À l’heure actuelle, les pays du Sud, dans leur ensemble, se voient contraints de consacrer une part démesurée de leurs ressources à acheter des bons du Trésor états-uniens -plus de 1 000 milliards de dollars, destinés à financer les déséquilibres intérieurs et extérieurs de l’hégémonie du système mondial capitaliste-, mais également de constituer des réserves officielles en devises (dollars, euros...) afin de défendre leur monnaie nationale. L’heure paraît venue d’avancer dans le sens de la formation d’un front des pays du Sud pour conserver leurs ressources monétaires et financières, non plus en titres de la dette états-unienne ni en monnaies de pays dominants du Nord, mais bien plutôt au sein d’une Banque du Sud propre dont les gouvernements de l’Amérique latine et caribéenne auraient le contrôle.

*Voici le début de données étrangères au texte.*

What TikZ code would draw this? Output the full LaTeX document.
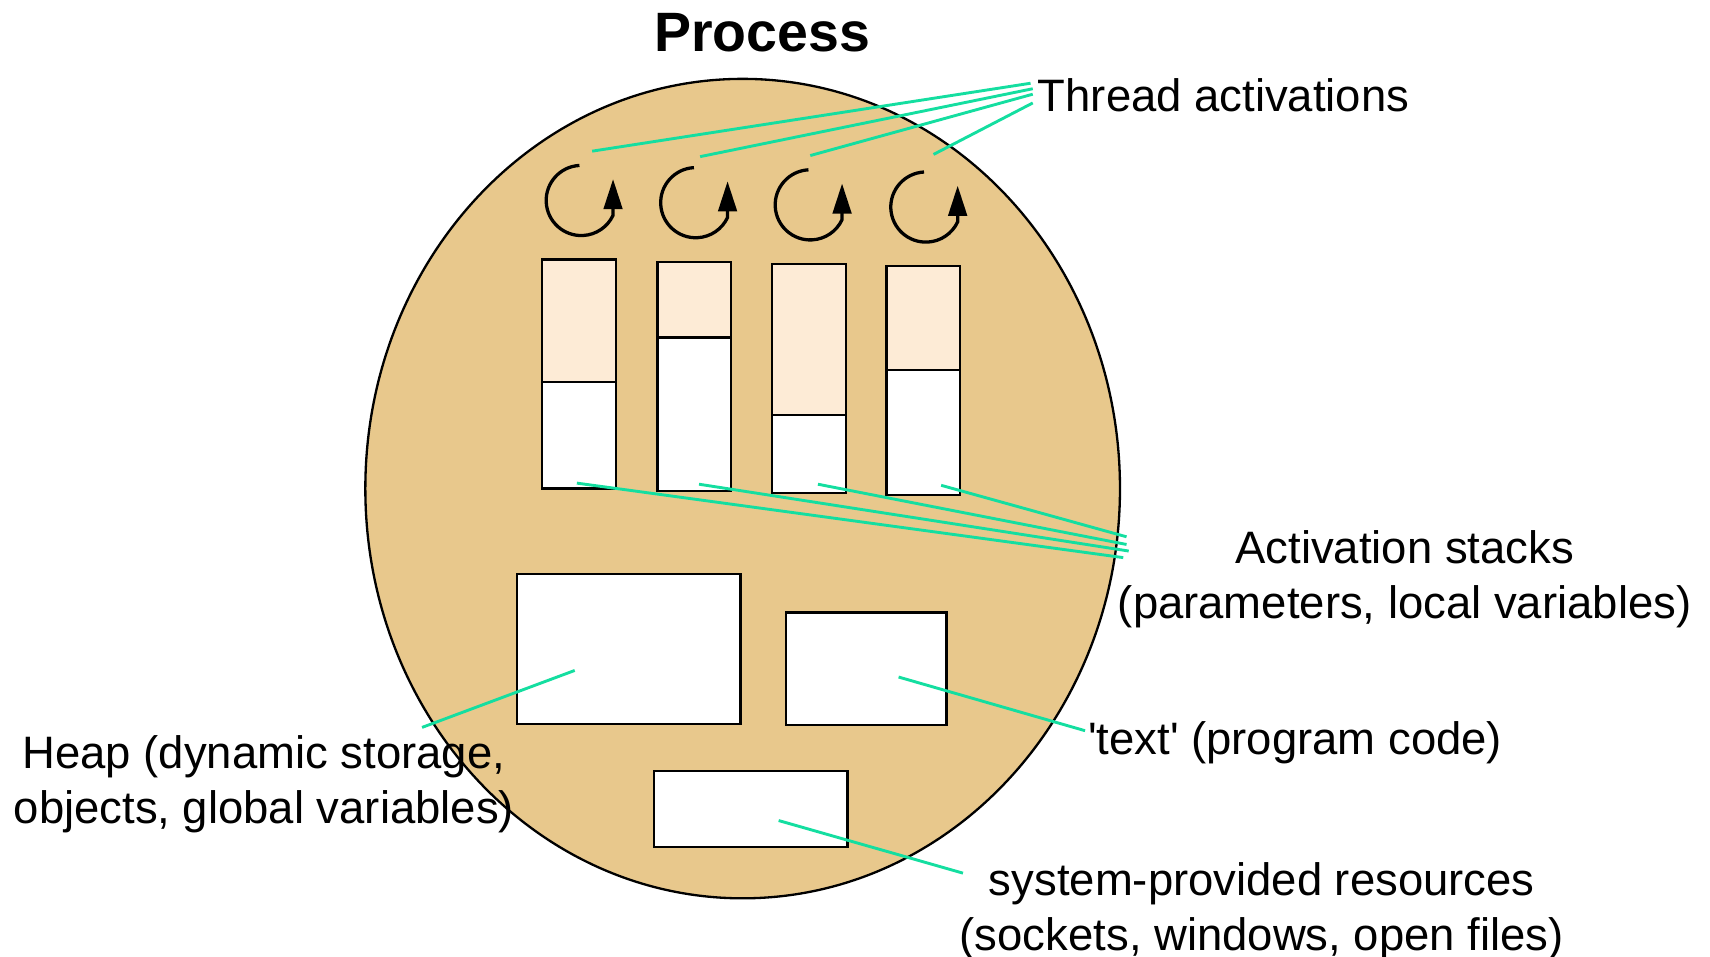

Cette institution multilatérale d’un nouveau genre ne serait plus l’instrument du capital mondialement dominant, mais un outil efficace de financement d’un développement placé au service des peuples, finançant les ouvrages d’infrastructures, les agricultures, les industries, les exportations à forte valeur ajoutée. Elle soutiendrait financièrement l’essor des marchés internes et les efforts des gouvernements nationaux et locaux pour améliorer les conditions de vie et de travail de leurs peuples, promouvoir l’activité des coopératives, subventionner les entreprises nationales assurant une mission de service public. Affirmation de la conquête de la souveraineté monétaro-financière grâce à un système intra-continental d’échanges libellés dans les monnaies des pays membres -en attendant de l’être éventuellement en une monnaie commune nouvelle-, la création de cette banque offrirait aux États de l’Amérique latine et des Caraïbes une possibilité praticable de se libérer de la tutelle du FMI -dont la dépendance à l’égard du Département du Trésor états-unien n’est un secret pour personne.

La Banque du Sud a pour ainsi dire vocation à devenir la banque de l’Alternative bolivarienne des Amériques et des Caraïbes (ALBA). L’ALBA, dont la dynamique est complémentaire de celle du Mercosur, devrait se doter d’une banque multilatérale -et si possible d’une monnaie commune- pour diversifier les économies, conquérir la souveraineté alimentaire, promouvoir les secteurs sociaux, améliorer les conditions de vie des pauvres, éradiquer la misère -ce qui éxige le dépassement du capitalisme. Cuba, Venezuela, Bolivie, Nicaragua, Équateur, mais aussi Brésil et Argentine sont engagés dans la voie de la constitution d’un bloc régional latino-américain susceptible de faire contrepoids à l’hégémonie états-unienne, tout en respectant les droits des peuples à décider souverainement et à rester maîtres de leur devenir.